Part of a series of posts from my old website archives. Enjoy!
“idle hands are the tools of the devil.”
7.29.99
Friends, I regret to announce that the [Gutterhaunt] project is no more.
That’s right. One of the best and most forward-thinking bands Texarkana has ever seen has called it quits. Gutterhaunt is gone. I am equally sad to announce that the project has also come to an abrupt halt, and I will be doing no further work on it.
I will, however, leave it posted for a while in case you want to see the half-built vision that is now an empty shell.
For those of you who have watched the Gutterhaunt web project grow from nothing to what it is today, I want to thank you for keeping watch, offering suggestions, and helping me make it better by sending me your bug reports. Without people like you, I couldn’t have come as far as I have.

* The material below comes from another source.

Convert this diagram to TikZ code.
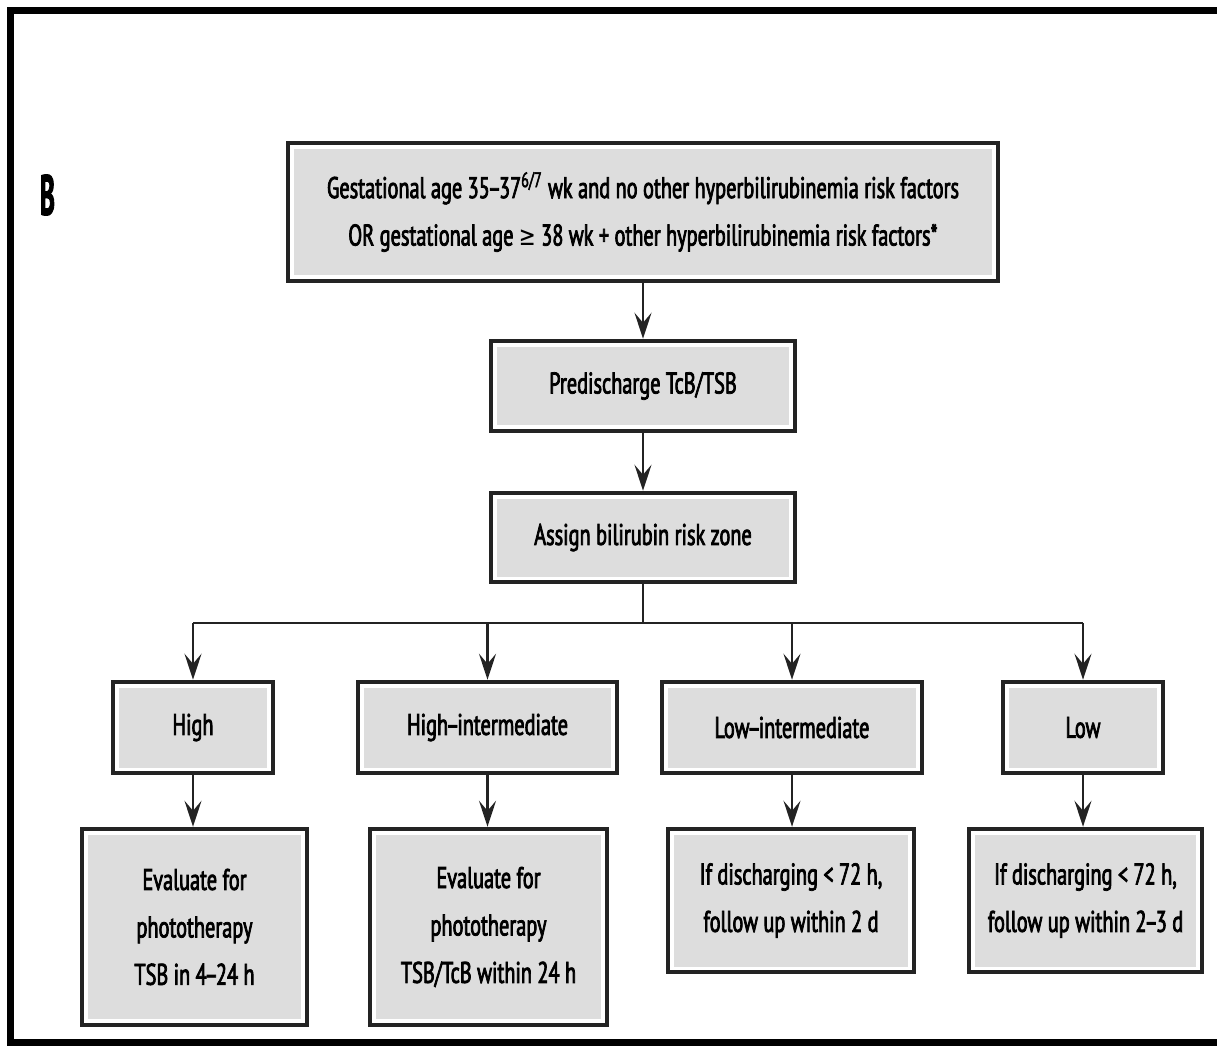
\documentclass[tikz,border=0pt]{standalone}
\usepackage{fontspec}
\setmainfont{PT Sans}[FakeStretch=0.68,FakeBold=2.5]
\newfontfamily\symfont{DejaVu Sans}[FakeStretch=0.75,Scale=0.9]
\usetikzlibrary{arrows.meta,calc}
\definecolor{boxfill}{RGB}{221,221,221}
\definecolor{boxline}{RGB}{35,35,35}
\newcommand{\rng}{\kern-0.07em--\kern-0.07em}

\begin{document}
\begin{tikzpicture}[x=0.02cm,y=-0.02cm,
  zone/.style={draw=boxline,line width=0.09cm,fill=white,inner sep=0pt,align=center,
    font=\fontsize{17}{27}\selectfont,
    path picture={\fill[boxfill] ([shift={(0.11cm,0.11cm)}]path picture bounding box.south west)
      rectangle ([shift={(-0.11cm,-0.11cm)}]path picture bounding box.north east);}},
  flow/.style={draw=boxline,line width=0.055cm},
  flowarr/.style={flow,-{Stealth[length=0.52cm,width=0.34cm,inset=0.2cm]}}]
  \useasboundingbox (0,0) rectangle (1217,1045);
  % frame, open on the right
  \draw[line width=0.14cm] (1217,10.5) -- (10.5,10.5) -- (10.5,1042.5) -- (1217,1042.5);
  \node[font=\bfseries\fontsize{32}{32}\selectfont] (panel) at (47.5,195) {\scalebox{0.65}[1]{B}};
  % main column
  \node[zone,minimum width=14.2cm,minimum height=2.76cm] (crit) at (643,212)
    {Gestational age 35\rng37\textsuperscript{6/7} wk and no other hyperbilirubinemia risk factors\\
     OR gestational age {\symfont ≥} 38 wk + other hyperbilirubinemia risk factors*};
  \node[zone,minimum width=6.08cm,minimum height=1.8cm] (pre) at (643,386) {Predischarge TcB/TSB};
  \node[zone,minimum width=6.08cm,minimum height=1.78cm] (asg) at (643,537.5) {Assign bilirubin risk zone};
  % risk zones
  \node[zone,minimum width=3.2cm,minimum height=1.82cm] (high) at (193,727.5) {High};
  \node[zone,minimum width=5.18cm,minimum height=1.82cm] (hint) at (487.5,727.5) {High\rng intermediate};
  \node[zone,minimum width=5.2cm,minimum height=1.82cm] (lint) at (792,727.5) {Low\rng intermediate};
  \node[zone,minimum width=3.2cm,minimum height=1.82cm] (low) at (1083,727.5) {Low};
  % actions
  \node[zone,minimum width=4.5cm,minimum height=3.92cm] (ev1) at (194.5,927)
    {Evaluate for\\phototherapy\\TSB in 4\rng24 h};
  \node[zone,minimum width=4.74cm,minimum height=3.92cm] (ev2) at (488.5,927)
    {Evaluate for\\phototherapy\\TSB/TcB within 24 h};
  \node[zone,minimum width=4.92cm,minimum height=2.86cm] (fu1) at (791,900.5)
    {If discharging < 72 h,\\follow up within 2 d};
  \node[zone,minimum width=4.66cm,minimum height=2.86cm] (fu2) at (1085.5,900.5)
    {If discharging < 72 h,\\follow up within 2\rng3 d};
  % connectors
  \coordinate (fork) at (643,623);
  \draw[flowarr] (crit) -- (pre);
  \draw[flowarr] (pre) -- (asg);
  \draw[flow] (asg) -- (fork);
  \draw[flow] (high |- fork) -- (low |- fork);
  \foreach \z in {high,hint,lint,low} \draw[flowarr] (\z |- fork) -- (\z);
  \draw[flowarr] (high) -- (high |- ev1.north);
  \draw[flowarr] (hint) -- (hint |- ev2.north);
  \draw[flowarr] (lint) -- (lint |- fu1.north);
  \draw[flowarr] (low) -- (low |- fu2.north);
\end{tikzpicture}
\end{document}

During the project, I learned a lot about designing sites for other people, about learning new web techniques and technology, and I learned a good deal about site structure, design, page flow, and “the user interface.” There were some nifty techniques I had looked into, things I had wanted to do but never had a need to do, this like pop-up windows, automated “write once” on-the-fly html creation, CSS layering, and other stuff of that nature. I’ve found ways to enhance the user’s site experience and have thus extended my “artist’s toolbox.”
For me, with web design, I find it fun to figure out how to put all these pieces together in such a way to where they all fit well and make for a very good site. I’ve come a long way, but I know better than to rest on my laurels. I still have a long way to go. I suppose all those times of doing the mind-puzzles in the back of Omni magazine are paying off.
I’m also working on my own future site and doing basic graphics for it. I want a good site with a strong, iconic theme spread throughout the whole site. It will be a personal site, obviously, one of self-promotion and externalized thoughts, but I also want it to be my “programmer’s playground” much akin to [www.superbad.com]. I like the idea of using my space to play around with oddball programming concepts.
This week, I’ve been playing around hard-and-heavy with dynamic HTML and designing code that is cross-browser compatible and degrades gracefully for older browsers. I’ve found a lot of resources related to Cascading Style Sheets, DHTML, advanced HTML, and using JavaScript to control all of those features.
As an example of what I’ve learned this week, I wrote some code that puts a “rubber ball” image in the browser window and sets it in motion so that it bounces around the window. I probably pulled out most of my hair with getting it to work in both Netscape4 and IE4+, but now, I believe, it’s working. As an aid in writing DHTML for cross-browser compatibility, I am currently using DHTMLLib, an external javascript library written by the people at [www.insideDHTML.com]. DHTMLLib allows the programmer to write Dynamic HTML for Internet Explorer 4.0 and above’s Document Object Model and effortlessly translate that code so it is compatible with Netscape Navigator 4.0 and above’s Document Object Model. For general stuff, it works pretty well and saves me time and code by automatically doing browser detection within the library so I don’t have to do it. When the page is browsed using Navigator, DHTMLLib will simulate IE’s DOM and interface the programmer’s code into the Navigator DOM. This saves a lot of effort. If you are interested, see their site for more details.
If your browser supports the features necessary to do so, you’ll find the link close to the bottom of this page that will start the ball. Click it and play around. Have some fun with it.
I know I have.
Keep your eyes opened: I’m coming up with some new ideas to try out, and I may just start tricking-out here on this site. Cheers!